◆ GOAL: Restate word for word the lines of the records below, starting at the line that contains "Give me the" and ending at the line that contains "const minorMult = [2, 3, 4, 5, 6, 7, 8, 9];", with both of those lines included and nothing else.

◆ RECORDS FOR PROCESSING:
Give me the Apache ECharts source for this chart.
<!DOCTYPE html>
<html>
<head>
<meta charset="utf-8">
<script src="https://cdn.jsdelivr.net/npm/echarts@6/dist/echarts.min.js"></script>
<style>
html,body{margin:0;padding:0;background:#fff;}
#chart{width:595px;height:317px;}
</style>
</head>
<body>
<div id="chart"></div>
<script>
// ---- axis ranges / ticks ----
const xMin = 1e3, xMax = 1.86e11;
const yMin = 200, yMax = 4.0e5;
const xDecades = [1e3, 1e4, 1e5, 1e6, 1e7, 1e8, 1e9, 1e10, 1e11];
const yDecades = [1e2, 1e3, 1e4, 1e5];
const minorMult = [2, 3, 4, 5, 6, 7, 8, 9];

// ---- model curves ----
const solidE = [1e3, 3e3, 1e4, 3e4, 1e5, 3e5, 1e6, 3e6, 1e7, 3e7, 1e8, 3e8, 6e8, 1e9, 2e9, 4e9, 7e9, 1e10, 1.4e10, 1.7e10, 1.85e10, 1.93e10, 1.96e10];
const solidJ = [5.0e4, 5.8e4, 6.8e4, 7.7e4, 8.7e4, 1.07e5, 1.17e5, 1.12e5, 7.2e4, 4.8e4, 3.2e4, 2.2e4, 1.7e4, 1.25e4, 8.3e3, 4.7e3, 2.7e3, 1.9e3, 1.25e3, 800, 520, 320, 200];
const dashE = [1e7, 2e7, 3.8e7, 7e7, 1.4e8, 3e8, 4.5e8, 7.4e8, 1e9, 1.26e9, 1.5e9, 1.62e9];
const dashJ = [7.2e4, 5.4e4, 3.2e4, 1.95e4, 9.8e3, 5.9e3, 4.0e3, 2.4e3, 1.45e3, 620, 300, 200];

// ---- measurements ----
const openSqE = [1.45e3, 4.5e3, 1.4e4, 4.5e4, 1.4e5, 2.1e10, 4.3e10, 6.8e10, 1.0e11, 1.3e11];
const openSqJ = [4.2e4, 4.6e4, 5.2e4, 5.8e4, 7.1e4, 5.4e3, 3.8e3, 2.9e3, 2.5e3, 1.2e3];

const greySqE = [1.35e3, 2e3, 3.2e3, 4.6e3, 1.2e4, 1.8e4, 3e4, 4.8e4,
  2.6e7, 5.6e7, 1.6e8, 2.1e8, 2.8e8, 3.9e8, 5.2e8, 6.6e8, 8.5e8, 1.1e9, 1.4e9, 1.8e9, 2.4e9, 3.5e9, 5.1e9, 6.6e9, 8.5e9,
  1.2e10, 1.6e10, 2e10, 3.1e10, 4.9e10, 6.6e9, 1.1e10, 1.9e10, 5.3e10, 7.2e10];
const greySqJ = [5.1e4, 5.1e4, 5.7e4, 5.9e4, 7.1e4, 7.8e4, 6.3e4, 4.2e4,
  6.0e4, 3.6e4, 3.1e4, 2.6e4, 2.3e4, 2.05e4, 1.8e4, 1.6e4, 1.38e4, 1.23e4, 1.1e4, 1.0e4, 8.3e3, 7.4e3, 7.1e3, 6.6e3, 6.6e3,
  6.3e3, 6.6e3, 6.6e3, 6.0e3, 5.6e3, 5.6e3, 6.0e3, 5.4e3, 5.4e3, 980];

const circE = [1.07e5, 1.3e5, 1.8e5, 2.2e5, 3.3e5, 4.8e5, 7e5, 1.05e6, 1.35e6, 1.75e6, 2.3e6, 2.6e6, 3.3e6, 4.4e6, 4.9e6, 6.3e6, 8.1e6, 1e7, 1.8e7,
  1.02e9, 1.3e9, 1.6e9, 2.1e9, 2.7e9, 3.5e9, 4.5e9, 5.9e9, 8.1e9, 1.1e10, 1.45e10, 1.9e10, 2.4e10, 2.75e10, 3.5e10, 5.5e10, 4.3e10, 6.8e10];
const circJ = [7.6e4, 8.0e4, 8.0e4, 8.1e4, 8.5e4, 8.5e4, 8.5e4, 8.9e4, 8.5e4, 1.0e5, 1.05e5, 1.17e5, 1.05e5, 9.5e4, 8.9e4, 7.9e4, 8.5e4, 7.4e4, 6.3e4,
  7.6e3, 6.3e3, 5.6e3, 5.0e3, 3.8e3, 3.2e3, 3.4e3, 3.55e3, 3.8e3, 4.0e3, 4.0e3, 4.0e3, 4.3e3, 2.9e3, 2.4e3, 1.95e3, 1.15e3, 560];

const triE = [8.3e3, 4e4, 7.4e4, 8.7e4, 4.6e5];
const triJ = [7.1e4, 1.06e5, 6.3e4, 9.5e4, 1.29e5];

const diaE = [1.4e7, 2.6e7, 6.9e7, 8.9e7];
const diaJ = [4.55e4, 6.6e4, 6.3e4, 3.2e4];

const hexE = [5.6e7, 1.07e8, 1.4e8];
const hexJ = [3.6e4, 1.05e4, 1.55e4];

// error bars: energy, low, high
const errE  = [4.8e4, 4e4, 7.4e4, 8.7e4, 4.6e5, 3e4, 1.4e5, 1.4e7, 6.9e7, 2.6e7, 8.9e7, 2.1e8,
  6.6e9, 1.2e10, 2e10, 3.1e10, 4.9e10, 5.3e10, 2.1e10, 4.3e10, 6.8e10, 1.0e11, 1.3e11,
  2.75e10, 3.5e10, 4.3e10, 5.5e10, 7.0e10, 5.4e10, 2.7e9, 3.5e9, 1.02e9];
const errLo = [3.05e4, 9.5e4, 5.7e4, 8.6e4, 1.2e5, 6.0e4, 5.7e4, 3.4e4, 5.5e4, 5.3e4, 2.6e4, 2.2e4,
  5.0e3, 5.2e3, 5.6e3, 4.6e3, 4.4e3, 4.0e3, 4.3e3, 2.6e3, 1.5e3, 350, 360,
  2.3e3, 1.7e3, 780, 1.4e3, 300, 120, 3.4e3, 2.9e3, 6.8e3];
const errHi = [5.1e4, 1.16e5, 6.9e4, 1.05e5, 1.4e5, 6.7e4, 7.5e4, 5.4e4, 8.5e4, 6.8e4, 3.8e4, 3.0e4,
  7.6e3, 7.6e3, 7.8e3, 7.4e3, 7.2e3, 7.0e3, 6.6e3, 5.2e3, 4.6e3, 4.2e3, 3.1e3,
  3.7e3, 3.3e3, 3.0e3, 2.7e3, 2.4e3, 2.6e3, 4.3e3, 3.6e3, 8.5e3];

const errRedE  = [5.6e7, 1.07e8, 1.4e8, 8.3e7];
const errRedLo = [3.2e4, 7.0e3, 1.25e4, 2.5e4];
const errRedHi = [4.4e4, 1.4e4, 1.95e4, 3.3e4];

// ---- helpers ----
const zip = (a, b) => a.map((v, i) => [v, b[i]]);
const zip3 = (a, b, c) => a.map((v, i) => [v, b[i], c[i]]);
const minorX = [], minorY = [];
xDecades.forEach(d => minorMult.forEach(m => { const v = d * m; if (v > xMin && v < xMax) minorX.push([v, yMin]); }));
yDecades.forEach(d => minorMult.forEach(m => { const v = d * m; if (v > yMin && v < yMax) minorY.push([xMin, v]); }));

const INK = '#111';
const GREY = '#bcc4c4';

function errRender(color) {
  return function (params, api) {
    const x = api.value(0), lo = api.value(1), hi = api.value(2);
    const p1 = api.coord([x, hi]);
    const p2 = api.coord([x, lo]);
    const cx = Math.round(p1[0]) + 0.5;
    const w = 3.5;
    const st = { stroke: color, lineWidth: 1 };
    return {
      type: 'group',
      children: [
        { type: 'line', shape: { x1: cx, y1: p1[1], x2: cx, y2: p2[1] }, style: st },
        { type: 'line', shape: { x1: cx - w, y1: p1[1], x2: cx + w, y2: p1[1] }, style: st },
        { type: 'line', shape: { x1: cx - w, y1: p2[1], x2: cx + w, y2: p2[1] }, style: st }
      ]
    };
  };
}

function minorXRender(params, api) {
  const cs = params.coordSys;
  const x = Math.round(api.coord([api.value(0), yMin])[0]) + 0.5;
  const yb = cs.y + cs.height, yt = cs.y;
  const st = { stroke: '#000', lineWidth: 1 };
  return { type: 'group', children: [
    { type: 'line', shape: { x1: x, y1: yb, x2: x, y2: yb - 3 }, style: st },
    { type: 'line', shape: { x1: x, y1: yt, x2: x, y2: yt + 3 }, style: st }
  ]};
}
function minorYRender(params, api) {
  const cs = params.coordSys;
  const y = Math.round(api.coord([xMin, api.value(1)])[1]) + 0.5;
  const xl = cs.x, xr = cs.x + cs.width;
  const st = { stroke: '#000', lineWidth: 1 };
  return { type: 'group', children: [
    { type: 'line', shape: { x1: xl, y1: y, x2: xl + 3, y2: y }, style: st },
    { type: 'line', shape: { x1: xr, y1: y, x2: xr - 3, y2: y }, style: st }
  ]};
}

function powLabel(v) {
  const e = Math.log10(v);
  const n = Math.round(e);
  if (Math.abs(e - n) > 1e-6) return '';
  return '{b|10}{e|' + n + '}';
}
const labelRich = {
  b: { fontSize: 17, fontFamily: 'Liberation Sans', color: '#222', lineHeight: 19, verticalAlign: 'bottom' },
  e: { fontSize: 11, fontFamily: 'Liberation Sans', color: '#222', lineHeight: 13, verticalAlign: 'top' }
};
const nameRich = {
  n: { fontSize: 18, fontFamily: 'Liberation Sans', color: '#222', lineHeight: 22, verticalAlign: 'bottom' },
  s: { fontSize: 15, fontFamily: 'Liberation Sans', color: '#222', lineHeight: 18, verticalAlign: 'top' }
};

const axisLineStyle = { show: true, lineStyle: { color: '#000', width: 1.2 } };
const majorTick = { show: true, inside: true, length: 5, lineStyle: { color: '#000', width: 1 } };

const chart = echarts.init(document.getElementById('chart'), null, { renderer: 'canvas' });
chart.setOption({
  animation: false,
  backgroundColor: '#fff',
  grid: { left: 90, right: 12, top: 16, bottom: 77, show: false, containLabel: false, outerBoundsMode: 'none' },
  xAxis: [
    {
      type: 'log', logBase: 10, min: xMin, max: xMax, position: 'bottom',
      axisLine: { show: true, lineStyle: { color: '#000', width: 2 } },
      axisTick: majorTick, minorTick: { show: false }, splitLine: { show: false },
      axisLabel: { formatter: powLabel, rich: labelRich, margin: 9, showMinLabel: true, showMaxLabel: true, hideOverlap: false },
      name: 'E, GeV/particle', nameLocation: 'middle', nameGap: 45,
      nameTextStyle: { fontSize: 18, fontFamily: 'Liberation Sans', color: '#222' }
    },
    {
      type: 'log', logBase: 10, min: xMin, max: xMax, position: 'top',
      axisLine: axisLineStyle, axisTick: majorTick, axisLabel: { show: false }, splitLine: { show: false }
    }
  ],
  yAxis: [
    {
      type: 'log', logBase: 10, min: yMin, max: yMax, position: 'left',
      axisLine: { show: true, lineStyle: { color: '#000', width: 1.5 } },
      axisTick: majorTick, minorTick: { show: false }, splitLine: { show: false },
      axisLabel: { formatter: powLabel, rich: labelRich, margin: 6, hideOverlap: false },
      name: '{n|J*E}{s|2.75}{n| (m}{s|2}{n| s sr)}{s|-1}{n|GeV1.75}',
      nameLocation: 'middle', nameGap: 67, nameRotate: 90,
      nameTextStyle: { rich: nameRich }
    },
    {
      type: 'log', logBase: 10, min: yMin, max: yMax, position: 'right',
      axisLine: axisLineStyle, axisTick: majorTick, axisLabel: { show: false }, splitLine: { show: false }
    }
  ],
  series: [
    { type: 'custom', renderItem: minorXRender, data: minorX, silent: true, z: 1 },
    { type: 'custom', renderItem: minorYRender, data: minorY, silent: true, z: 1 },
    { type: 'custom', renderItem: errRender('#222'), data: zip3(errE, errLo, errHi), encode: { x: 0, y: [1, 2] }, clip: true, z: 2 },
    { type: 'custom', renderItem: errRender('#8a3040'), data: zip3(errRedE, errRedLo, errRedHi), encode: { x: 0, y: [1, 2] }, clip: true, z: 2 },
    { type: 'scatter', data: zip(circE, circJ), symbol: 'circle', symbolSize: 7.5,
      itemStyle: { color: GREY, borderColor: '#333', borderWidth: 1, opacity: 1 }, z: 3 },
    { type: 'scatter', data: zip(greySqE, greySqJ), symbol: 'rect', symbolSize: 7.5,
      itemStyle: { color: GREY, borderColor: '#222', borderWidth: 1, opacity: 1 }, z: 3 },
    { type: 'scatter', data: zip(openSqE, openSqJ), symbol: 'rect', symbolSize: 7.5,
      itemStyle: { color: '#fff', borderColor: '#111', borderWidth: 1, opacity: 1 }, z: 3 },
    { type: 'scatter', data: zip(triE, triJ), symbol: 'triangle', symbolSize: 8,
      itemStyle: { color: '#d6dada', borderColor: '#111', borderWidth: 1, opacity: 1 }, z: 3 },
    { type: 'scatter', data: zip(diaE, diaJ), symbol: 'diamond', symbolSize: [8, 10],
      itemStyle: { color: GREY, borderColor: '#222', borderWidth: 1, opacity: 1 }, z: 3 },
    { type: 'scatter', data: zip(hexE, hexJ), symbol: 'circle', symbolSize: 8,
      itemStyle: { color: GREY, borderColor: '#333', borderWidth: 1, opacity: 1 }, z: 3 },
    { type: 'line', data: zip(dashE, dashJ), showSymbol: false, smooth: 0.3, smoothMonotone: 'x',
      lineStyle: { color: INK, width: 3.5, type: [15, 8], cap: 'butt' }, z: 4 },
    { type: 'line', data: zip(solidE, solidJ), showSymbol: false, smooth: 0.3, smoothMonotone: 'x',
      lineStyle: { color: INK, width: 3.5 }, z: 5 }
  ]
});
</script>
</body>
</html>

==

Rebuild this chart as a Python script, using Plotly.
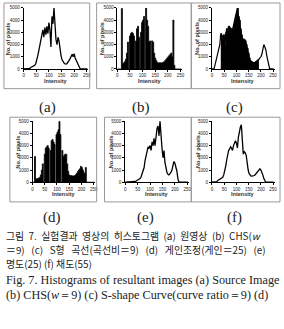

◆ RESPONSE TO THE EXERCISE:
Give me the Apache ECharts source for this chart.
<!DOCTYPE html>
<html>
<head>
<meta charset="utf-8">
<script src="https://cdn.jsdelivr.net/npm/echarts@6/dist/echarts.min.js"></script>
<style>
html,body{margin:0;padding:0;background:#fff;}
#chart{width:595px;height:317px;}
</style>
</head>
<body>
<div id="chart"></div>
<script>
// ---- axis ranges / ticks ----
const xMin = 1e3, xMax = 1.86e11;
const yMin = 200, yMax = 4.0e5;
const xDecades = [1e3, 1e4, 1e5, 1e6, 1e7, 1e8, 1e9, 1e10, 1e11];
const yDecades = [1e2, 1e3, 1e4, 1e5];
const minorMult = [2, 3, 4, 5, 6, 7, 8, 9];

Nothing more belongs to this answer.